So, what I'm seeing, is that Postgres is able to figure out _which_ rows
to fetch faster on the small table than the large table, which is what
you would expect, since a smaller index should be faster than a large one.

However, when it goes to actually fetch the row data, it takes
significantly longer on the small table, despite the fact that it's
only fetching 1/3 as many rows. It is, however, doing 2.5x as many
disk reads to get those rows: For the large table, it reads 61MB from
disk, but it reads 160MB to get all the data for the smaller table.

How the data was inserted into each table could lead to similar data
being clustered on common pages on the large table, while it's spread
across many more pages on the small table.

That still doesn't explain it all, though. 2.5x the disk
activity normally wouldn't equate to 28x the time required. Unless
you're disks are horrifically slow? Does this server have a lot of
other activity against the disks? I.e. are other people running
queries that you would have to contend with, or is the server a VM
sharing storage with other VMs, or even a combined use server that
has to share disk access with (for example) a web or mail server
as well? Is the performance difference consistently ~28x?
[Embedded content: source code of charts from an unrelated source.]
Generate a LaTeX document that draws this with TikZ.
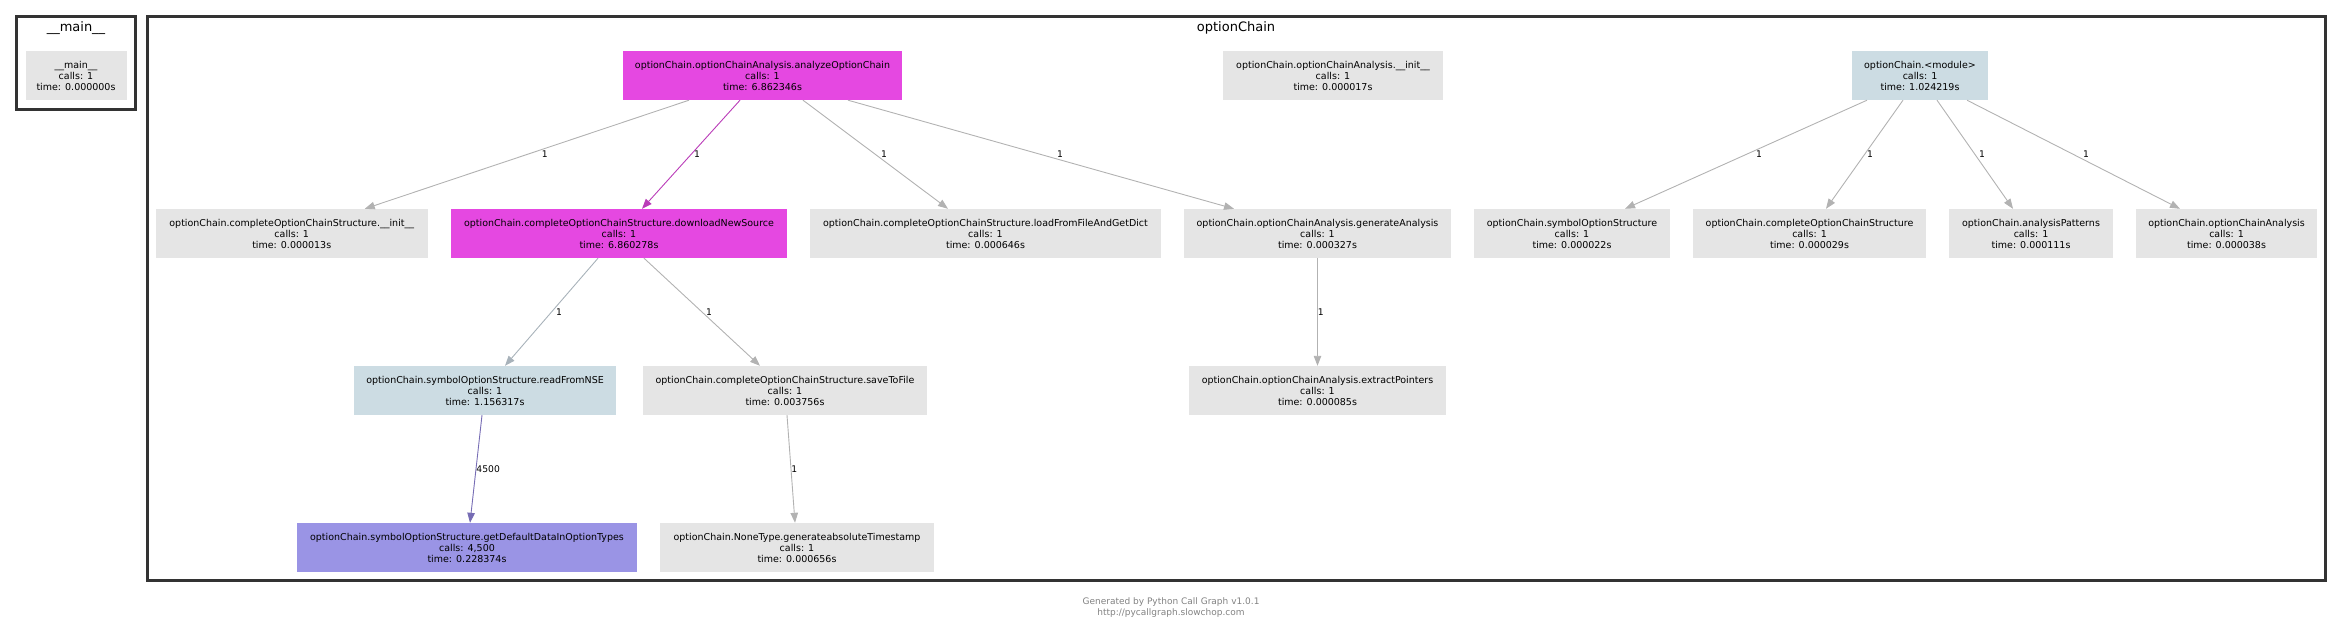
\documentclass[tikz,border=0pt]{standalone}
\usepackage{fontspec}
\setmainfont{DejaVu Sans}
\usetikzlibrary{arrows.meta}

\definecolor{hotfill}{RGB}{229,72,225}
\definecolor{warmfill}{RGB}{204,220,227}
\definecolor{coldfill}{RGB}{229,229,229}
\definecolor{purplefill}{RGB}{154,148,229}
\definecolor{edgegray}{RGB}{178,178,178}
\definecolor{edgehot}{RGB}{186,60,184}
\definecolor{edgeblue}{RGB}{168,178,186}
\definecolor{edgepurple}{RGB}{118,108,180}
\definecolor{framegray}{RGB}{51,51,51}
\definecolor{footgray}{RGB}{130,130,130}

\begin{document}
\begin{tikzpicture}[
    x=1pt, y=-1pt,
    fn/.style={rectangle, inner sep=0pt, minimum height=49pt, align=center,
               font=\fontsize{9.5}{11}\selectfont},
    cold/.style={fn, fill=coldfill},
    hot/.style={fn, fill=hotfill},
    warm/.style={fn, fill=warmfill},
    cool/.style={fn, fill=purplefill},
    grp/.style={draw=framegray, line width=2.6pt},
    grplbl/.style={font=\fontsize{13}{15}\selectfont},
    call/.style={-{Triangle[length=10pt, width=7.5pt]}, line width=0.9pt, draw=edgegray},
    lbl/.style={midway, inner sep=0pt, font=\fontsize{9.2}{11}\selectfont},
  ]
  \useasboundingbox (0,0) rectangle (2344,631);

  % ===== Groups =====
  \draw[grp] (16.5,16.5) rectangle (135.5,109.5);
  \node[grplbl] (maintitle) at (76,28) {\_\_main\_\_};

  \draw[grp] (147.5,16.5) rectangle (2325.5,580.5);
  \node[grplbl] (chaintitle) at (1236,28) {optionChain};

  % ===== Row 1 =====
  \node[cold, minimum width=101pt] (mainfn) at (76,75.5) {%
    \_\_main\_\_\\calls: 1\\time: 0.000000s};
  \node[hot, minimum width=279pt] (analyze) at (762.5,75.5) {%
    optionChain.optionChainAnalysis.analyzeOptionChain\\calls: 1\\time: 6.862346s};
  \node[cold, minimum width=219.5pt] (ainit) at (1333,75.5) {%
    optionChain.optionChainAnalysis.\_\_init\_\_\\calls: 1\\time: 0.000017s};
  \node[warm, minimum width=136pt] (module) at (1920,75.5) {%
    optionChain.<module>\\calls: 1\\time: 1.024219s};

  % ===== Row 2 =====
  \node[cold, minimum width=271.5pt] (cinit) at (291.75,233.5) {%
    optionChain.completeOptionChainStructure.\_\_init\_\_\\calls: 1\\time: 0.000013s};
  \node[hot, minimum width=336pt] (download) at (619,233.5) {%
    optionChain.completeOptionChainStructure.downloadNewSource\\calls: 1\\time: 6.860278s};
  \node[cold, minimum width=351pt] (loadfile) at (985.5,233.5) {%
    optionChain.completeOptionChainStructure.loadFromFileAndGetDict\\calls: 1\\time: 0.000646s};
  \node[cold, minimum width=267pt] (genanal) at (1317.5,233.5) {%
    optionChain.optionChainAnalysis.generateAnalysis\\calls: 1\\time: 0.000327s};
  \node[cold, minimum width=196pt] (symstruct) at (1572,233.5) {%
    optionChain.symbolOptionStructure\\calls: 1\\time: 0.000022s};
  \node[cold, minimum width=233pt] (cstruct) at (1809.5,233.5) {%
    optionChain.completeOptionChainStructure\\calls: 1\\time: 0.000029s};
  \node[cold, minimum width=164pt] (patterns) at (2031,233.5) {%
    optionChain.analysisPatterns\\calls: 1\\time: 0.000111s};
  \node[cold, minimum width=181pt] (chainanal) at (2226.5,233.5) {%
    optionChain.optionChainAnalysis\\calls: 1\\time: 0.000038s};

  % ===== Row 3 =====
  \node[warm, minimum width=262pt] (readnse) at (485,390.5) {%
    optionChain.symbolOptionStructure.readFromNSE\\calls: 1\\time: 1.156317s};
  \node[cold, minimum width=284pt] (savefile) at (785,390.5) {%
    optionChain.completeOptionChainStructure.saveToFile\\calls: 1\\time: 0.003756s};
  \node[cold, minimum width=257pt] (pointers) at (1317.5,390.5) {%
    optionChain.optionChainAnalysis.extractPointers\\calls: 1\\time: 0.000085s};

  % ===== Row 4 =====
  \node[cool, minimum width=340pt] (defaults) at (467,547.5) {%
    optionChain.symbolOptionStructure.getDefaultDataInOptionTypes\\calls: 4,500\\time: 0.228374s};
  \node[cold, minimum width=274pt] (stamp) at (797,547.5) {%
    optionChain.NoneType.generateabsoluteTimestamp\\calls: 1\\time: 0.000656s};

  % ===== Calls =====
  \draw[call] ([xshift=-73.5pt]analyze.south) -- node[lbl, xshift=18pt]{1} ([xshift=73pt]cinit.north);
  \draw[call, draw=edgehot] ([xshift=-22.5pt]analyze.south) -- node[lbl, xshift=6pt]{1} ([xshift=23pt]download.north);
  \draw[call] ([xshift=40.5pt]analyze.south) -- node[lbl, xshift=8.5pt]{1} ([xshift=-37.5pt]loadfile.north);
  \draw[call] ([xshift=85.5pt]analyze.south) -- node[lbl, xshift=19pt]{1} ([xshift=-83.5pt]genanal.north);

  \draw[call] ([xshift=-53pt]module.south) -- node[lbl, xshift=13pt]{1} ([xshift=53pt]symstruct.north);
  \draw[call] ([xshift=-17pt]module.south) -- node[lbl, xshift=5.5pt]{1} ([xshift=16.5pt]cstruct.north);
  \draw[call] ([xshift=17pt]module.south) -- node[lbl, xshift=7pt]{1} ([xshift=-18pt]patterns.north);
  \draw[call] ([xshift=47pt]module.south) -- node[lbl, xshift=12.5pt]{1} ([xshift=-46.5pt]chainanal.north);

  \draw[call, draw=edgeblue] ([xshift=-21pt]download.south) -- node[lbl, xshift=7.5pt]{1} ([xshift=20pt]readnse.north);
  \draw[call] ([xshift=25pt]download.south) -- node[lbl, xshift=7pt]{1} ([xshift=-25pt]savefile.north);
  \draw[call] (genanal.south) -- node[lbl, anchor=west]{1} (pointers.north);

  \draw[call, draw=edgepurple] ([xshift=-3pt]readnse.south) -- node[lbl, anchor=west]{4500} ([xshift=3pt]defaults.north);
  \draw[call] ([xshift=2pt]savefile.south) -- node[lbl, anchor=west]{1} ([xshift=-2pt]stamp.north);

  % footer
  \node[text=footgray, align=center, font=\fontsize{9}{11}\selectfont] (footer) at (1171,608) {%
    Generated by Python Call Graph v1.0.1\\http://pycallgraph.slowchop.com};

\end{tikzpicture}
\end{document}
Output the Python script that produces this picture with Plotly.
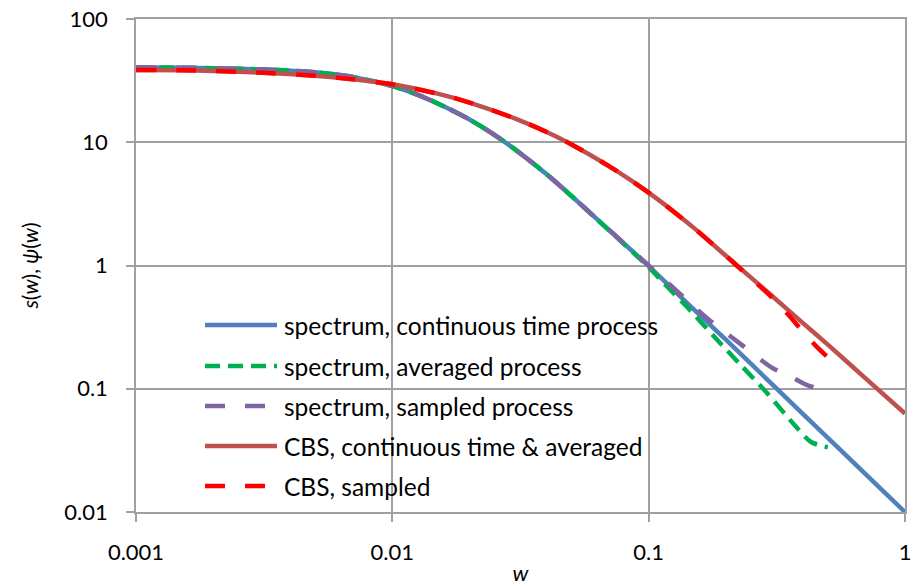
import plotly.graph_objects as go

# Frequency grids and values for each curve (log-log spectrum plot)
w_cont = [0.001, 0.0015, 0.002, 0.003, 0.004, 0.005, 0.007, 0.01, 0.013, 0.016,
          0.02, 0.025, 0.03, 0.04, 0.05, 0.07, 0.1, 0.15, 0.2, 0.3, 0.5, 0.7, 1.0]
s_cont = [40.5, 40.3, 39.9, 39.1, 38.1, 36.9, 33.9, 28.6, 23.6, 19.4,
          15.3, 11.5, 8.8, 5.5, 3.66, 1.94, 0.99, 0.44, 0.25, 0.111, 0.040, 0.0204, 0.0100]

w_avg = [0.001, 0.0015, 0.002, 0.003, 0.004, 0.005, 0.007, 0.01, 0.013, 0.016,
         0.02, 0.025, 0.03, 0.04, 0.05, 0.07, 0.1, 0.12, 0.14, 0.18, 0.23, 0.29,
         0.37, 0.43, 0.5]
s_avg = [40.5, 40.3, 39.9, 39.1, 38.1, 36.9, 33.9, 28.6, 23.6, 19.4,
         15.3, 11.5, 8.8, 5.5, 3.66, 1.93, 0.97, 0.65, 0.47, 0.265, 0.154, 0.092,
         0.051, 0.037, 0.0335]

w_smp = [0.001, 0.0015, 0.002, 0.003, 0.004, 0.005, 0.007, 0.01, 0.013, 0.016,
         0.02, 0.025, 0.03, 0.04, 0.05, 0.07, 0.1, 0.13, 0.17, 0.23, 0.3, 0.36,
         0.42, 0.5]
s_smp = [40.5, 40.3, 39.9, 39.1, 38.1, 36.9, 33.9, 28.6, 23.6, 19.4,
         15.3, 11.5, 8.8, 5.5, 3.66, 1.95, 1.0, 0.61, 0.37, 0.228, 0.150, 0.125,
         0.106, 0.098]

w_cbs = [0.001, 0.0015, 0.002, 0.003, 0.005, 0.007, 0.01, 0.015, 0.02, 0.03,
         0.04, 0.05, 0.07, 0.1, 0.15, 0.2, 0.3, 0.4, 0.5, 0.7, 1.0]
psi_cbs = [38.6, 38.3, 37.9, 36.8, 34.6, 32.4, 29.5, 24.8, 21.0, 15.6,
           12.1, 9.6, 6.4, 3.9, 2.02, 1.2, 0.577, 0.341, 0.228, 0.122, 0.063]

w_cbs_smp = [0.001, 0.0015, 0.002, 0.003, 0.005, 0.007, 0.01, 0.015, 0.02, 0.03,
             0.04, 0.05, 0.07, 0.1, 0.15, 0.2, 0.25, 0.3, 0.35, 0.4, 0.45, 0.5]
psi_cbs_smp = [38.6, 38.3, 37.9, 36.8, 34.6, 32.4, 29.5, 24.8, 21.0, 15.6,
               12.1, 9.6, 6.4, 3.9, 2.02, 1.2, 0.79, 0.56, 0.40, 0.29, 0.222, 0.18]

series_names = [
    "spectrum, continuous time process",
    "spectrum, averaged process",
    "spectrum, sampled process",
    "CBS, continuous time & averaged",
    "CBS, sampled",
]
series_colors = ["#4F81BD", "#00B050", "#8064A2", "#C0504D", "#FF0000"]
series_dash = ["solid", "15px,8px", "20px,20px", "solid", "20px,20px"]

x_ticks = [0.001, 0.01, 0.1, 1]
x_ticktext = ["0.001", "0.01", "0.1", "1"]
y_ticks = [0.01, 0.1, 1, 10, 100]
y_ticktext = ["0.01", "0.1", "1", "10", "100"]

FONT = "Lato, 'Open Sans', sans-serif"
GRID = "#A0A0A0"

data = [(w_cont, s_cont), (w_avg, s_avg), (w_smp, s_smp),
        (w_cbs, psi_cbs), (w_cbs_smp, psi_cbs_smp)]

fig = go.Figure()
for (xs, ys), name, col, dash in zip(data, series_names, series_colors, series_dash):
    fig.add_trace(go.Scatter(
        x=xs, y=ys, mode="lines", name=name, showlegend=False,
        line=dict(color=col, width=4.5, dash=dash, shape="spline", smoothing=0.8),
        hoverinfo="x+y+name",
    ))

# Legend drawn inside the plot area: line swatch + label per series
L, R, T, B = 136, 14, 19, 74
W, H = 919, 586
pw, ph = W - L - R, H - T - B
row_y = [325, 366, 406, 446, 486]
for name, col, dash, py in zip(series_names, series_colors, series_dash, row_y):
    yp = (H - B - py) / ph
    fig.add_shape(type="line", xref="paper", yref="paper",
                  x0=(205 - L) / pw, x1=(277 - L) / pw, y0=yp, y1=yp,
                  line=dict(color=col, width=4.5, dash=dash))
    fig.add_annotation(xref="paper", yref="paper", x=(282 - L) / pw, y=yp,
                       text=name, showarrow=False, xanchor="left", yanchor="middle",
                       font=dict(family=FONT, size=24.5, color="#000000"))

fig.update_layout(
    width=W, height=H,
    margin=dict(l=L, r=R, t=T, b=B, autoexpand=False),
    paper_bgcolor="white", plot_bgcolor="white",
    font=dict(family=FONT, size=22, color="#000000"),
    showlegend=False,
)
fig.update_xaxes(
    type="log", range=[-3, 0], automargin=False,
    tickvals=x_ticks, ticktext=x_ticktext,
    showgrid=True, gridcolor=GRID, gridwidth=1.5,
    showline=True, linecolor=GRID, linewidth=1.5, mirror=True,
    ticks="outside", ticklen=8, tickwidth=1.5, tickcolor=GRID,
    ticklabelstandoff=12,
    zeroline=False,
    title=dict(text="<i>w</i>", standoff=10, font=dict(family=FONT, size=22)),
)
fig.update_yaxes(
    type="log", range=[-2, 2], automargin=False,
    tickvals=y_ticks, ticktext=y_ticktext,
    showgrid=True, gridcolor=GRID, gridwidth=1.5,
    showline=True, linecolor=GRID, linewidth=1.5, mirror=True,
    ticks="outside", ticklen=8, tickwidth=1.5, tickcolor=GRID,
    ticklabelstandoff=14,
    zeroline=False,
    title=dict(text="<i>s</i>(<i>w</i>), <i>ψ</i>(<i>w</i>)", standoff=20,
               font=dict(family=FONT, size=21)),
)

fig.write_html("out.html")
Other things: what is shared_buffers set to? The queries would seem
to indicate that this server has less than 1M of those two tables
cached in memory at the time you ran those queries, which seems to
suggest that either you've got shared_buffers set very low, or that
there are a lot of other tables that other queries are accessing at
the time you're running these. Perhaps installing pg_buffercache to
have a look at what's using your shared_buffers would be helpful.

--
Bill Moran